What this task involves
Starting at the line with "Recreate this image", transcribe each line through the final one, both included, and add nothing.

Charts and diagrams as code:
---

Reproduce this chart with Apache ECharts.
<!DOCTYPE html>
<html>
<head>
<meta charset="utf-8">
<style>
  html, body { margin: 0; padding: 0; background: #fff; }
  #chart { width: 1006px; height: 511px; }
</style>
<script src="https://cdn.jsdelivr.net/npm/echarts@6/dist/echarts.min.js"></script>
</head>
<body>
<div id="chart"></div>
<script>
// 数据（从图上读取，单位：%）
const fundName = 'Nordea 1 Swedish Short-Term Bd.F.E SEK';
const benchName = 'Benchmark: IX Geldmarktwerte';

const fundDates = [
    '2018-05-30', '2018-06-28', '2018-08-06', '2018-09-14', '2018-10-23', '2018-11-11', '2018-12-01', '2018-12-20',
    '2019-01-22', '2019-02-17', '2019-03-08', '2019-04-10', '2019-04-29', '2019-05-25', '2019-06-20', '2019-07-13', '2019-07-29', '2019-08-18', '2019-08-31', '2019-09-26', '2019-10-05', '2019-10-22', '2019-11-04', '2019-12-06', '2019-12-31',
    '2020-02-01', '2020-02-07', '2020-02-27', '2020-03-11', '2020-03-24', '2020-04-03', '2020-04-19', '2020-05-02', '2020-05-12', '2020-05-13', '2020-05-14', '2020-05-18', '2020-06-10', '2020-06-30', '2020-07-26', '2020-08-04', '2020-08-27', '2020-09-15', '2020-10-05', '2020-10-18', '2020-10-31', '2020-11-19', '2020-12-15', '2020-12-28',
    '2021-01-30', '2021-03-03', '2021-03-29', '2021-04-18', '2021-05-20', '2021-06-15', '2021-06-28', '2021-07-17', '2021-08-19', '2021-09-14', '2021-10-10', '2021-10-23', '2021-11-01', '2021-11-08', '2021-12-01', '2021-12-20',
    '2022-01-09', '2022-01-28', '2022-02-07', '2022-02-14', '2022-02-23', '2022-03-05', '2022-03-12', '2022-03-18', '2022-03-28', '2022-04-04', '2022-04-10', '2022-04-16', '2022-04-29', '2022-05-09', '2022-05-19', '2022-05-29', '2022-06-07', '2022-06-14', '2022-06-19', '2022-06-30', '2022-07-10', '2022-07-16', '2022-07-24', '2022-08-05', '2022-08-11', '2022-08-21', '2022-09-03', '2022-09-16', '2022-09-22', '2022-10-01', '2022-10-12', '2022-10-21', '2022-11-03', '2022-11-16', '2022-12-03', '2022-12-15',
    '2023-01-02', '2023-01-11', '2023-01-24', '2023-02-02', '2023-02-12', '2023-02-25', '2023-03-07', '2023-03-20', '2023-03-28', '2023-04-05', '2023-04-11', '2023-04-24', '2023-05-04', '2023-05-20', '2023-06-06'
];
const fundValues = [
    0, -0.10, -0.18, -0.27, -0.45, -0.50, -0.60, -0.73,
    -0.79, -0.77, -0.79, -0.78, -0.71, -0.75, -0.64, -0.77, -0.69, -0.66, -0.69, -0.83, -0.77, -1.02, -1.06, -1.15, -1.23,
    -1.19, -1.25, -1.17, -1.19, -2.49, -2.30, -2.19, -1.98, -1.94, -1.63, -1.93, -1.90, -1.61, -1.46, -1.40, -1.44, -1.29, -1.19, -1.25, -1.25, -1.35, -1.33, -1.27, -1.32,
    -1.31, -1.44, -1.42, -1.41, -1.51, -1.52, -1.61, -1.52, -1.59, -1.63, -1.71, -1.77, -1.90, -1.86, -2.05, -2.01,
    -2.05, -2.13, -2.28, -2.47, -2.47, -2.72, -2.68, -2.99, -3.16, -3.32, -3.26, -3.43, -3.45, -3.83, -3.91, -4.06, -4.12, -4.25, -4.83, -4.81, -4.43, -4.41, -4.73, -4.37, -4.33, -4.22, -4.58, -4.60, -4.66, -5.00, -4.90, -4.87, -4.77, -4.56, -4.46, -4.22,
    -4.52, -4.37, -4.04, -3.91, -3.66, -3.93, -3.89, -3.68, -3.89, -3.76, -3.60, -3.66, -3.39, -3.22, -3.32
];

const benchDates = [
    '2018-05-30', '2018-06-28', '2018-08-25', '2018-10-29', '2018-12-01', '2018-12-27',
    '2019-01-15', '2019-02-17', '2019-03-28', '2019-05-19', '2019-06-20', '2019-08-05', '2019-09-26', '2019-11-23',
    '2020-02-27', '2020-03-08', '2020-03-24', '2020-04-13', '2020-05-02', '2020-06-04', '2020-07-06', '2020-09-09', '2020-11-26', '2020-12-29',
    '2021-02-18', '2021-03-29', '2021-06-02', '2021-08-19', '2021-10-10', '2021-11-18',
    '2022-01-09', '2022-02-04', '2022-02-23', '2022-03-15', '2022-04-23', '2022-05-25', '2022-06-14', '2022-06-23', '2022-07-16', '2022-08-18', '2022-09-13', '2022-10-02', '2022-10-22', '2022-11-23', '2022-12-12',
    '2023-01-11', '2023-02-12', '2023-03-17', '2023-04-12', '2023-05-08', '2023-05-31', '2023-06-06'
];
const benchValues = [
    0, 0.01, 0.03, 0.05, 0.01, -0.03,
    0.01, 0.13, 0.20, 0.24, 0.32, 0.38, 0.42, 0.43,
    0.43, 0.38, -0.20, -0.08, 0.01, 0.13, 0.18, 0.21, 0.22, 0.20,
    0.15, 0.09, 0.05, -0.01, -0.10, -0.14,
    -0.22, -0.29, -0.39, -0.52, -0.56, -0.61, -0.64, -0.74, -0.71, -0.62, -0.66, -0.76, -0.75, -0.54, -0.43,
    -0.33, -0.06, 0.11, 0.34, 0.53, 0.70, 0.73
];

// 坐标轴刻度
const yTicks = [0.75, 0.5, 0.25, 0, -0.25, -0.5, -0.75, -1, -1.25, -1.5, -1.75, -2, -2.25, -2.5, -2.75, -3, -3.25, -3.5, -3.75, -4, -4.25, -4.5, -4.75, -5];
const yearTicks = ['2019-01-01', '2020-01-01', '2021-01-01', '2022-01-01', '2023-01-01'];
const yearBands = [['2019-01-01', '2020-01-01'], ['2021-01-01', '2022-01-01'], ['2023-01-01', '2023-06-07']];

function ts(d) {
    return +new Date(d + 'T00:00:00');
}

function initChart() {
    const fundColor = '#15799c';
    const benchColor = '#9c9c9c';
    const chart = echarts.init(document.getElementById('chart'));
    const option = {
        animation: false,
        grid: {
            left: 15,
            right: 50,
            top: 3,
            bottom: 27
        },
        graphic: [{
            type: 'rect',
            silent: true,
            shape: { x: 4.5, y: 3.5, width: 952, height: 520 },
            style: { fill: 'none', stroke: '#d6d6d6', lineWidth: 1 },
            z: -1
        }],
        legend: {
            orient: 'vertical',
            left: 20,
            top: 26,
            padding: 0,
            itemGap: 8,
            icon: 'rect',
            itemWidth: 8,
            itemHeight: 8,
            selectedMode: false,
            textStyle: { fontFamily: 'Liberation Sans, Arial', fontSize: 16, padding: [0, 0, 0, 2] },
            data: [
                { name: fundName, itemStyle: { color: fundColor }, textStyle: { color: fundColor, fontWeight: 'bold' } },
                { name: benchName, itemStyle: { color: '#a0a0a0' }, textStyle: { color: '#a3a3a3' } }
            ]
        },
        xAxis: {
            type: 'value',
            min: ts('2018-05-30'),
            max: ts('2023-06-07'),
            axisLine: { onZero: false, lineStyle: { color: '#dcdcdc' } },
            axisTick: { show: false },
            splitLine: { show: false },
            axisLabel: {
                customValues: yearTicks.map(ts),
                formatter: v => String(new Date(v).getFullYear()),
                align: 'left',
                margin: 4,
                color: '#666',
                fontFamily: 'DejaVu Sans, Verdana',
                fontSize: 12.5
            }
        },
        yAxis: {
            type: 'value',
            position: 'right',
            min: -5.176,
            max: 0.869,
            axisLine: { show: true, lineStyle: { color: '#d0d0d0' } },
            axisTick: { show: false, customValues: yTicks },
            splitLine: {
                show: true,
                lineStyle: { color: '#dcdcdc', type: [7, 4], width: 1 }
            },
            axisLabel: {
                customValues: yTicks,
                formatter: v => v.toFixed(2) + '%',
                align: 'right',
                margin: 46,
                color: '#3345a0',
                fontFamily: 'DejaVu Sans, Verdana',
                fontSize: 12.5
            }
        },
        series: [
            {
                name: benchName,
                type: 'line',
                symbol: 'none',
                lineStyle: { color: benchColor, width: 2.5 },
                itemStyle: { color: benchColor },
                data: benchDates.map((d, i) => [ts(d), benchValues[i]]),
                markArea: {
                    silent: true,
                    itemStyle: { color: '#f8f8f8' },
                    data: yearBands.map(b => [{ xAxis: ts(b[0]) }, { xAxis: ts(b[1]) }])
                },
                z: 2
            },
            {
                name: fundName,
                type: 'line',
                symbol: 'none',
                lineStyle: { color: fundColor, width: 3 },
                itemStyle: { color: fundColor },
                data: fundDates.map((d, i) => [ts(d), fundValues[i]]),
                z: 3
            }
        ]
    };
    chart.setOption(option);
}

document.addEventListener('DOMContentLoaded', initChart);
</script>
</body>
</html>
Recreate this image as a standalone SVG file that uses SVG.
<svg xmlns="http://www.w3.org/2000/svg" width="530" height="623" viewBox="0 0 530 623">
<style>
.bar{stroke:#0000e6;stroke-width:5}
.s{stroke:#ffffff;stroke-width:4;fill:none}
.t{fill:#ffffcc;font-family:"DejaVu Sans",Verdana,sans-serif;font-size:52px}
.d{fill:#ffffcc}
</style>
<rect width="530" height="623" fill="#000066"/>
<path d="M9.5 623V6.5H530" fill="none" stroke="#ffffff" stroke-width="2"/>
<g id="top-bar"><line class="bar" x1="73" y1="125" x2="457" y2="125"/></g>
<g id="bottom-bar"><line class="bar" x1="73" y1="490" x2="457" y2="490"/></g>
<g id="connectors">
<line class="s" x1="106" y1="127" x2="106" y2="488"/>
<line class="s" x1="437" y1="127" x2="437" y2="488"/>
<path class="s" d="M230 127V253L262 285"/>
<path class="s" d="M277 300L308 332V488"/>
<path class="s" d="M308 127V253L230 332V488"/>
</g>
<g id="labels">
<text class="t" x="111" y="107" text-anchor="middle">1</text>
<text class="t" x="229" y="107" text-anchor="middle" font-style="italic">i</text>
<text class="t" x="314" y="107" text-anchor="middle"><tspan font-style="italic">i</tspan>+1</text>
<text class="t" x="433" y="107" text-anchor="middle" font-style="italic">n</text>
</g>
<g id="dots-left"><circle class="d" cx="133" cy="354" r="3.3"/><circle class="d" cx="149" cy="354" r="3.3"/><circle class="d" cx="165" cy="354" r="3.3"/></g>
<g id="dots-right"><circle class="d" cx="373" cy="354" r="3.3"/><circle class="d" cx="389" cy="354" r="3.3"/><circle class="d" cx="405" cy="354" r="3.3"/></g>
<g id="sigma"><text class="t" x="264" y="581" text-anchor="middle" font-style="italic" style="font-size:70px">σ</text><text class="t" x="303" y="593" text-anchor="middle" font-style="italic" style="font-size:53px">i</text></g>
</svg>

---

Worked solution
Recreate this image as a standalone SVG file that uses SVG.
<svg xmlns="http://www.w3.org/2000/svg" width="530" height="623" viewBox="0 0 530 623">
<style>
.bar{stroke:#0000e6;stroke-width:5}
.s{stroke:#ffffff;stroke-width:4;fill:none}
.t{fill:#ffffcc;font-family:"DejaVu Sans",Verdana,sans-serif;font-size:52px}
.d{fill:#ffffcc}
</style>
<rect width="530" height="623" fill="#000066"/>
<path d="M9.5 623V6.5H530" fill="none" stroke="#ffffff" stroke-width="2"/>
<g id="top-bar"><line class="bar" x1="73" y1="125" x2="457" y2="125"/></g>
<g id="bottom-bar"><line class="bar" x1="73" y1="490" x2="457" y2="490"/></g>
<g id="connectors">
<line class="s" x1="106" y1="127" x2="106" y2="488"/>
<line class="s" x1="437" y1="127" x2="437" y2="488"/>
<path class="s" d="M230 127V253L262 285"/>
<path class="s" d="M277 300L308 332V488"/>
<path class="s" d="M308 127V253L230 332V488"/>
</g>
<g id="labels">
<text class="t" x="111" y="107" text-anchor="middle">1</text>
<text class="t" x="229" y="107" text-anchor="middle" font-style="italic">i</text>
<text class="t" x="314" y="107" text-anchor="middle"><tspan font-style="italic">i</tspan>+1</text>
<text class="t" x="433" y="107" text-anchor="middle" font-style="italic">n</text>
</g>
<g id="dots-left"><circle class="d" cx="133" cy="354" r="3.3"/><circle class="d" cx="149" cy="354" r="3.3"/><circle class="d" cx="165" cy="354" r="3.3"/></g>
<g id="dots-right"><circle class="d" cx="373" cy="354" r="3.3"/><circle class="d" cx="389" cy="354" r="3.3"/><circle class="d" cx="405" cy="354" r="3.3"/></g>
<g id="sigma"><text class="t" x="264" y="581" text-anchor="middle" font-style="italic" style="font-size:70px">σ</text><text class="t" x="303" y="593" text-anchor="middle" font-style="italic" style="font-size:53px">i</text></g>
</svg>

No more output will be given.